CTV gets 47.5% of viewing, but only 8% of ad spend
In a blog post, the CEO of marketing agency CS & Co. argues that a significant arbitrage opportunity exists in CTV advertising, citing data that US streaming viewership has reached 47.5% (Nielsen, Dec. 2025) while accounting for only about 8% of total ad spend. The author frames CTV as a "blue ocean" for advertisers, suggesting this first-mover advantage and its associated lower CPMs will diminish by 2027-2028 as ad spend catches up to viewership. The post advises advertisers to focus on premium supply, server-side conversion tracking, and robust measurement to capitalize on the current market inefficiency.
Key Takeaways
- Nielsen reported streaming at 47.5% of all U.S. television viewing in December 2025; on Christmas Day it hit 54%.

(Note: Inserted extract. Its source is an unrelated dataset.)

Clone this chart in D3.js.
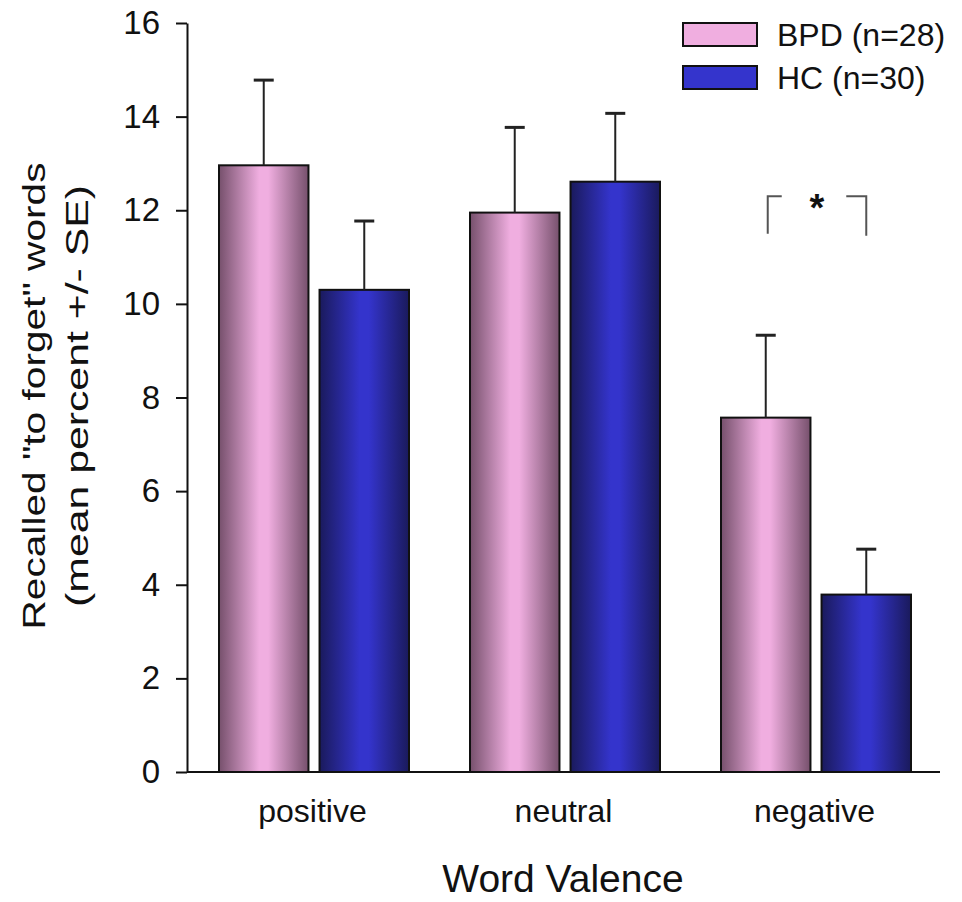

- eMarketer put 2025 U.S. CTV ad spend at $33.35 billion versus more than $400 billion in total U.S. ad spend.
- The post says CTV’s first-mover advantage should compress as ad spend catches up to viewing, with 2028 cited as the year CTV surpasses traditional TV ad spend.

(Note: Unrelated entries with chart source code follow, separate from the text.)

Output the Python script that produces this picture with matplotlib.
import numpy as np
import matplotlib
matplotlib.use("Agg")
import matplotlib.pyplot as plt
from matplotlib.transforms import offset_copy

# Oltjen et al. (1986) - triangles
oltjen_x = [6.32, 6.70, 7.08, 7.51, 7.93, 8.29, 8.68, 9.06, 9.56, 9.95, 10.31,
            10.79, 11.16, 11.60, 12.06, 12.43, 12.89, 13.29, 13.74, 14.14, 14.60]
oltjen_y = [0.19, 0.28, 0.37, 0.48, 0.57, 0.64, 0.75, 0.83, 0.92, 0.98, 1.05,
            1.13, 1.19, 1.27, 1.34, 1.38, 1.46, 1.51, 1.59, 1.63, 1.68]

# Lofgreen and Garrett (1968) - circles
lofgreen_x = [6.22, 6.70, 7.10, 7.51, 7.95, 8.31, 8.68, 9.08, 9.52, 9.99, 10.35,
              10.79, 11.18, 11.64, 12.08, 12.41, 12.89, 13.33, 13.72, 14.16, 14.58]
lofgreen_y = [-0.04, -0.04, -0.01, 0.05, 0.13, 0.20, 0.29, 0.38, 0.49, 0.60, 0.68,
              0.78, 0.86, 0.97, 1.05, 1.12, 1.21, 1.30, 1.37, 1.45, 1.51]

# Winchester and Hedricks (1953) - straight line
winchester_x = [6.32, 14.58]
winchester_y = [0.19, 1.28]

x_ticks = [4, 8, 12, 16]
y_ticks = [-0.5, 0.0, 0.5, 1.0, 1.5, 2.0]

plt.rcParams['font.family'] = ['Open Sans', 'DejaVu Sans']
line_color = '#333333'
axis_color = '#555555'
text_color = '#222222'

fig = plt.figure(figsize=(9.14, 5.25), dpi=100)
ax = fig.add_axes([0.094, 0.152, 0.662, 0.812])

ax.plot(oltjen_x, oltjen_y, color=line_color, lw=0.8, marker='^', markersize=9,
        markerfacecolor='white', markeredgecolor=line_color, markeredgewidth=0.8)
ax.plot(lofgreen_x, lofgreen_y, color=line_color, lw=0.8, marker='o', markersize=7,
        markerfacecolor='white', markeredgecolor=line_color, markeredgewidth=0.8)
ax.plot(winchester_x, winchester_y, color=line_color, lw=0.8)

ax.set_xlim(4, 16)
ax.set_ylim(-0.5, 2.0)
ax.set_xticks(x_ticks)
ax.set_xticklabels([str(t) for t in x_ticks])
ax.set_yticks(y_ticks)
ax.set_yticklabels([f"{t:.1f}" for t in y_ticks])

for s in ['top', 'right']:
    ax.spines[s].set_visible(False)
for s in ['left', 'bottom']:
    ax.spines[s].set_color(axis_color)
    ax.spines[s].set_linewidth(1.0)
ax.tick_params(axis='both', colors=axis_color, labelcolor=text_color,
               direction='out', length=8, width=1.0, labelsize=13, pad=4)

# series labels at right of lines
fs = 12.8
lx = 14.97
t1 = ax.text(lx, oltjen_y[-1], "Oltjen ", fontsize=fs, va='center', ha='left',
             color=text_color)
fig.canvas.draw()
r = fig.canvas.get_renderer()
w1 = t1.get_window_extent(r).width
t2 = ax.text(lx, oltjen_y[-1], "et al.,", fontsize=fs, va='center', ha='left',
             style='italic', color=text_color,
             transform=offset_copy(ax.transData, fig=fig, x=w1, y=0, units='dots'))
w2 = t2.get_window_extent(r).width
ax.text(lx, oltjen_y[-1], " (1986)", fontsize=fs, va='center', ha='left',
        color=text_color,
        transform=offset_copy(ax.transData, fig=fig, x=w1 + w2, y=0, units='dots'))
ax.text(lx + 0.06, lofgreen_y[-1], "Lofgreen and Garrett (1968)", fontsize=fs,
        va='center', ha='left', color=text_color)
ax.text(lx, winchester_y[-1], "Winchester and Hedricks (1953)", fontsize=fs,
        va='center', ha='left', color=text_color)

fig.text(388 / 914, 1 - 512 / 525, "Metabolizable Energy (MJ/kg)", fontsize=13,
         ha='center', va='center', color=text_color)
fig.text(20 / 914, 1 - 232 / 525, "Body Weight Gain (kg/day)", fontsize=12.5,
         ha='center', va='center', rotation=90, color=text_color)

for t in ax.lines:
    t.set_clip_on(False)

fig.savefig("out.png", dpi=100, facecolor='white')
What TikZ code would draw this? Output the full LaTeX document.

- The author recommends premium supply, server-side conversion APIs, and triangulated measurement using CAPI, Bayesian MMM, and geo-holdouts.
- The post names Disney, Netflix, Hulu, Peacock, Max, Paramount+, Tubi, and The Roku Channel as examples of premium CTV inventory.
Why It Matters
The immediate takeaway is simple: viewership has already moved faster than ad dollars, leaving CTV underpriced relative to its share of attention. That creates room for advertisers with better buying and measurement setups to capture lower CPMs on premium inventory. The broader ecosystem angle is that the gap will not stay open indefinitely; eMarketer’s forecast has CTV ad spend rising to $46.89 billion by 2028, when it would pass traditional TV ad spend for the first time. What to watch: whether spend growth closes the attention-to-dollar gap as quickly as the post projects.